- **What is needed**: Write out the material exactly, leaving every picture behind.
Start Material provided
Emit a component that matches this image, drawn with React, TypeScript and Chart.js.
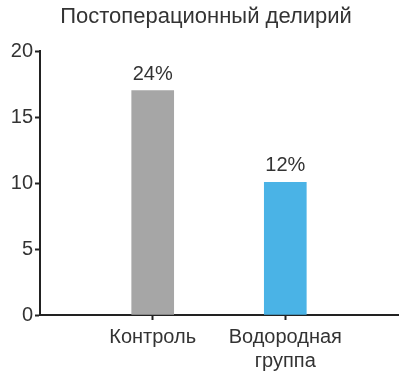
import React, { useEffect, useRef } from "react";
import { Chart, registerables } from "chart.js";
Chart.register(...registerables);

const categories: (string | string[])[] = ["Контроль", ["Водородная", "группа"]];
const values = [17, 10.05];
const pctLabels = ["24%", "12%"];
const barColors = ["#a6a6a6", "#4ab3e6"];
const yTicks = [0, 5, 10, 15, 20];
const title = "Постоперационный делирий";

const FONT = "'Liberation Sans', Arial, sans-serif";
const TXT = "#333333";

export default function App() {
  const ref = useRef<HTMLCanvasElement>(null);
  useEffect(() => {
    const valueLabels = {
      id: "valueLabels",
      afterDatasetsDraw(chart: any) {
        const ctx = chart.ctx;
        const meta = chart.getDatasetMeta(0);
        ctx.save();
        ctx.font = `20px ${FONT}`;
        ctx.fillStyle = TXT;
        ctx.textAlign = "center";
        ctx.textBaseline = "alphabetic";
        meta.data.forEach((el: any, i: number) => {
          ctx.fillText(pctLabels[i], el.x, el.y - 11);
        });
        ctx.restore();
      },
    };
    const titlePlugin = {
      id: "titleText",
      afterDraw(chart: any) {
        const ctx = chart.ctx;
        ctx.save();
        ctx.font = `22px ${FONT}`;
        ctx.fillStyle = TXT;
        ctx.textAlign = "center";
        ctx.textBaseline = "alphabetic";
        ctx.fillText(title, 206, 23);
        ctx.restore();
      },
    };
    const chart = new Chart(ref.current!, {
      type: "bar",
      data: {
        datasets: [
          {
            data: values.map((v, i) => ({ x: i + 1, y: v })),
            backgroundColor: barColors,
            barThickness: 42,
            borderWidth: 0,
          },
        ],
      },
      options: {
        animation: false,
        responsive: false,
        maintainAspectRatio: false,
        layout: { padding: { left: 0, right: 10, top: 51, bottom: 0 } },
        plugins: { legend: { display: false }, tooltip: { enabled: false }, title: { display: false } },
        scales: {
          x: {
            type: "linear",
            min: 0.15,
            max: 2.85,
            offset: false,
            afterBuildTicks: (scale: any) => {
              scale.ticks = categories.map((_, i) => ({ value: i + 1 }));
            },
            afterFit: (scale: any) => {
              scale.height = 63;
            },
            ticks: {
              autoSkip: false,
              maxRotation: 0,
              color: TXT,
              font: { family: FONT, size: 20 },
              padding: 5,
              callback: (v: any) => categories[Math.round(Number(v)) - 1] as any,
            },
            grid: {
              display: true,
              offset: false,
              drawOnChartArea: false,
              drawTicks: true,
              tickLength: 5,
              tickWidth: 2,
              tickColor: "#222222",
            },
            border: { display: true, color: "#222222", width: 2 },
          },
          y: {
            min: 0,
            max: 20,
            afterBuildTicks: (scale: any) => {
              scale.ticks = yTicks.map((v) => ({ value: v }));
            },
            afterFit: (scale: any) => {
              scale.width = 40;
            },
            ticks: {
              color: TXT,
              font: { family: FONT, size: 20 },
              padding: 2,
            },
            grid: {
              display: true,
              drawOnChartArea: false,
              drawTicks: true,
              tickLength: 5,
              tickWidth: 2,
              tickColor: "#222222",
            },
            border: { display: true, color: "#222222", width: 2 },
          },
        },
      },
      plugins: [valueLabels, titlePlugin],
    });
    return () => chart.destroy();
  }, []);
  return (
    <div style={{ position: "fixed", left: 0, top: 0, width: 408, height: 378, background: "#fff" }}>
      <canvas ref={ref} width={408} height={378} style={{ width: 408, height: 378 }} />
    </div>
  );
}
End Material provided
- **Reply to the exercise**:
Emit a component that matches this image, drawn with React, TypeScript and Chart.js.
import React, { useEffect, useRef } from "react";
import { Chart, registerables } from "chart.js";
Chart.register(...registerables);

const categories: (string | string[])[] = ["Контроль", ["Водородная", "группа"]];
const values = [17, 10.05];
const pctLabels = ["24%", "12%"];
const barColors = ["#a6a6a6", "#4ab3e6"];
const yTicks = [0, 5, 10, 15, 20];
const title = "Постоперационный делирий";

const FONT = "'Liberation Sans', Arial, sans-serif";
const TXT = "#333333";

export default function App() {
  const ref = useRef<HTMLCanvasElement>(null);
  useEffect(() => {
    const valueLabels = {
      id: "valueLabels",
      afterDatasetsDraw(chart: any) {
        const ctx = chart.ctx;
        const meta = chart.getDatasetMeta(0);
        ctx.save();
        ctx.font = `20px ${FONT}`;
        ctx.fillStyle = TXT;
        ctx.textAlign = "center";
        ctx.textBaseline = "alphabetic";
        meta.data.forEach((el: any, i: number) => {
          ctx.fillText(pctLabels[i], el.x, el.y - 11);
        });
        ctx.restore();
      },
    };
    const titlePlugin = {
      id: "titleText",
      afterDraw(chart: any) {
        const ctx = chart.ctx;
        ctx.save();
        ctx.font = `22px ${FONT}`;
        ctx.fillStyle = TXT;
        ctx.textAlign = "center";
        ctx.textBaseline = "alphabetic";
        ctx.fillText(title, 206, 23);
        ctx.restore();
      },
    };
    const chart = new Chart(ref.current!, {
      type: "bar",
      data: {
        datasets: [
          {
            data: values.map((v, i) => ({ x: i + 1, y: v })),
            backgroundColor: barColors,
            barThickness: 42,
            borderWidth: 0,
          },
        ],
      },
      options: {
        animation: false,
        responsive: false,
        maintainAspectRatio: false,
        layout: { padding: { left: 0, right: 10, top: 51, bottom: 0 } },
        plugins: { legend: { display: false }, tooltip: { enabled: false }, title: { display: false } },
        scales: {
          x: {
            type: "linear",
            min: 0.15,
            max: 2.85,
            offset: false,
            afterBuildTicks: (scale: any) => {
              scale.ticks = categories.map((_, i) => ({ value: i + 1 }));
            },
            afterFit: (scale: any) => {
              scale.height = 63;
            },
            ticks: {
              autoSkip: false,
              maxRotation: 0,
              color: TXT,
              font: { family: FONT, size: 20 },
              padding: 5,
              callback: (v: any) => categories[Math.round(Number(v)) - 1] as any,
            },
            grid: {
              display: true,
              offset: false,
              drawOnChartArea: false,
              drawTicks: true,
              tickLength: 5,
              tickWidth: 2,
              tickColor: "#222222",
            },
            border: { display: true, color: "#222222", width: 2 },
          },
          y: {
            min: 0,
            max: 20,
            afterBuildTicks: (scale: any) => {
              scale.ticks = yTicks.map((v) => ({ value: v }));
            },
            afterFit: (scale: any) => {
              scale.width = 40;
            },
            ticks: {
              color: TXT,
              font: { family: FONT, size: 20 },
              padding: 2,
            },
            grid: {
              display: true,
              drawOnChartArea: false,
              drawTicks: true,
              tickLength: 5,
              tickWidth: 2,
              tickColor: "#222222",
            },
            border: { display: true, color: "#222222", width: 2 },
          },
        },
      },
      plugins: [valueLabels, titlePlugin],
    });
    return () => chart.destroy();
  }, []);
  return (
    <div style={{ position: "fixed", left: 0, top: 0, width: 408, height: 378, background: "#fff" }}>
      <canvas ref={ref} width={408} height={378} style={{ width: 408, height: 378 }} />
    </div>
  );
}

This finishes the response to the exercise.